• _Written task_:
Line by line, repeat the data below exactly, beginning at the first line and ending at the line with "import seaborn as sns". Omit pictures.

• _Provided material_:
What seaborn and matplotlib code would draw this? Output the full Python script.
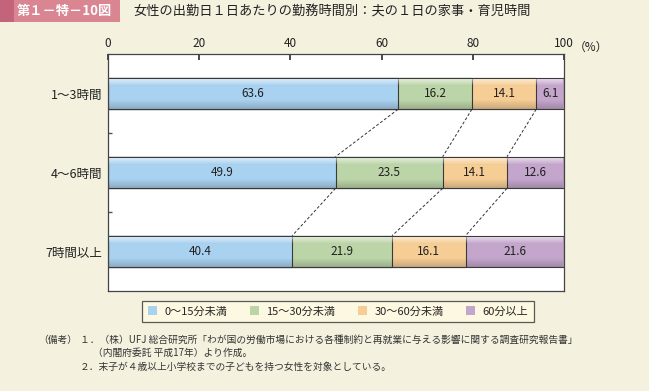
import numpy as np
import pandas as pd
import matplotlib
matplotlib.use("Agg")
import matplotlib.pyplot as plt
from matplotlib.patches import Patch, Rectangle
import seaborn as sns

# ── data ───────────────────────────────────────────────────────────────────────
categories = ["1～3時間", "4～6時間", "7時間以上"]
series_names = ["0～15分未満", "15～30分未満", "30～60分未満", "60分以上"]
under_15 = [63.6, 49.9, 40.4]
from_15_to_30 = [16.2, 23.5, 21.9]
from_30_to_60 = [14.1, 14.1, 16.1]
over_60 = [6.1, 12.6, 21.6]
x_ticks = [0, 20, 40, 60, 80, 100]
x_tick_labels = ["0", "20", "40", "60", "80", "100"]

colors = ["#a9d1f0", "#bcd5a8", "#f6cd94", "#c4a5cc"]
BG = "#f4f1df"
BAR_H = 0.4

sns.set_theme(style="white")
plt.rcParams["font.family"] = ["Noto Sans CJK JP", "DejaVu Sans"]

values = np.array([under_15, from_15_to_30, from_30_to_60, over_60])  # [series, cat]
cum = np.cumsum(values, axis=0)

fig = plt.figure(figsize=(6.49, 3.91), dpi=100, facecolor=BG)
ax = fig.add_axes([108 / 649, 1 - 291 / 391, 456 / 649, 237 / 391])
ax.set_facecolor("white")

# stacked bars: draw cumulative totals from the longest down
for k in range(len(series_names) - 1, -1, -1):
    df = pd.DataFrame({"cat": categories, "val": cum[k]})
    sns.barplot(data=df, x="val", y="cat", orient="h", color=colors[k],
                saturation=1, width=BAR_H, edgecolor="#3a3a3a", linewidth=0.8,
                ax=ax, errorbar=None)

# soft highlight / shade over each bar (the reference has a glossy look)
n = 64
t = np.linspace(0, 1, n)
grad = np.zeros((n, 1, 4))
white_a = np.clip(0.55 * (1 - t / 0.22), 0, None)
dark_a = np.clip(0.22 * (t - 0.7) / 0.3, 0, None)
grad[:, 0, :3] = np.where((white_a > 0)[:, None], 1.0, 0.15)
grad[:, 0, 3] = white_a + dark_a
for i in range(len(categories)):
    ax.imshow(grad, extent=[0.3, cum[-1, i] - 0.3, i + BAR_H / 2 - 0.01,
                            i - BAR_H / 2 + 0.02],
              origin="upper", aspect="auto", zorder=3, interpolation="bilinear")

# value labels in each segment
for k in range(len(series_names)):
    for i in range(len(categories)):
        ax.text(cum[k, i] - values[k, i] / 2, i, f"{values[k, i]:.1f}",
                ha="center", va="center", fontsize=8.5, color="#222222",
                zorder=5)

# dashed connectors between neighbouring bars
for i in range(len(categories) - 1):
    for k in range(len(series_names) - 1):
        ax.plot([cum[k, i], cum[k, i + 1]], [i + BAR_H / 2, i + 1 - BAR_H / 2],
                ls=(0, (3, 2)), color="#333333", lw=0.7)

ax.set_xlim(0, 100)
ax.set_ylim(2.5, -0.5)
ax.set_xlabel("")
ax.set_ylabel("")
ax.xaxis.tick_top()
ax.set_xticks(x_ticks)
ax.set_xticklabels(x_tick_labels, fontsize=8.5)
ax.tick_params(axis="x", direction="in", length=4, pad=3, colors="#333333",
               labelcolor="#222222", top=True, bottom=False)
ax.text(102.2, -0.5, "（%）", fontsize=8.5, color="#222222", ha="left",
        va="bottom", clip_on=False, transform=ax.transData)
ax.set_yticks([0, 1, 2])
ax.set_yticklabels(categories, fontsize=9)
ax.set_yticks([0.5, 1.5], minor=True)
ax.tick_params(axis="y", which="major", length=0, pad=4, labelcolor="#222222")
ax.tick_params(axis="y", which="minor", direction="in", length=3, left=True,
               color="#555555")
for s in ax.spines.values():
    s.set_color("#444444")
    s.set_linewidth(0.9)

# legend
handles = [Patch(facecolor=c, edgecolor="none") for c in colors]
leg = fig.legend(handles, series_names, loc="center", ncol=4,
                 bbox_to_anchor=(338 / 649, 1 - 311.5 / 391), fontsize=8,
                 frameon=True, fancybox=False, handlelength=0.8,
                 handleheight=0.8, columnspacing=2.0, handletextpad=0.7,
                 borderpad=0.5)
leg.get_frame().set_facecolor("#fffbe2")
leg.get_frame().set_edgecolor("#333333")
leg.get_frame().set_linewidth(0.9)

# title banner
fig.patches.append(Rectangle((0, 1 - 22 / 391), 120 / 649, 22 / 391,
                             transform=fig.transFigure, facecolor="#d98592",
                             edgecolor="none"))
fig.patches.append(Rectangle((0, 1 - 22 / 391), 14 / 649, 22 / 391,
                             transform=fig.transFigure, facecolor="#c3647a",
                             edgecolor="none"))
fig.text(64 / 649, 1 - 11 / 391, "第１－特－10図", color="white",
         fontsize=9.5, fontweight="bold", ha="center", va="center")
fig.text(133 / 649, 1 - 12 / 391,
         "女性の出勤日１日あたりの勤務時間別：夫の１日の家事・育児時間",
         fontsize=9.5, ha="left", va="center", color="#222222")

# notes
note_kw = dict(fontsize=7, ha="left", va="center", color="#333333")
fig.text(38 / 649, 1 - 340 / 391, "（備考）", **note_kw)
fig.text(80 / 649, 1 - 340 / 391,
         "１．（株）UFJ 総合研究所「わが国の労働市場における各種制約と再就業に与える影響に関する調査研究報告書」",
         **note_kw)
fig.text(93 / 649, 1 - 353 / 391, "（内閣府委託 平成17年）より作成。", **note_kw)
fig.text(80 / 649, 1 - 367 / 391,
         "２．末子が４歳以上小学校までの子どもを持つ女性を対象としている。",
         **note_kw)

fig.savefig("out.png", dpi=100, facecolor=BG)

• _Output for this task_:
What seaborn and matplotlib code would draw this? Output the full Python script.
import numpy as np
import pandas as pd
import matplotlib
matplotlib.use("Agg")
import matplotlib.pyplot as plt
from matplotlib.patches import Patch, Rectangle
import seaborn as sns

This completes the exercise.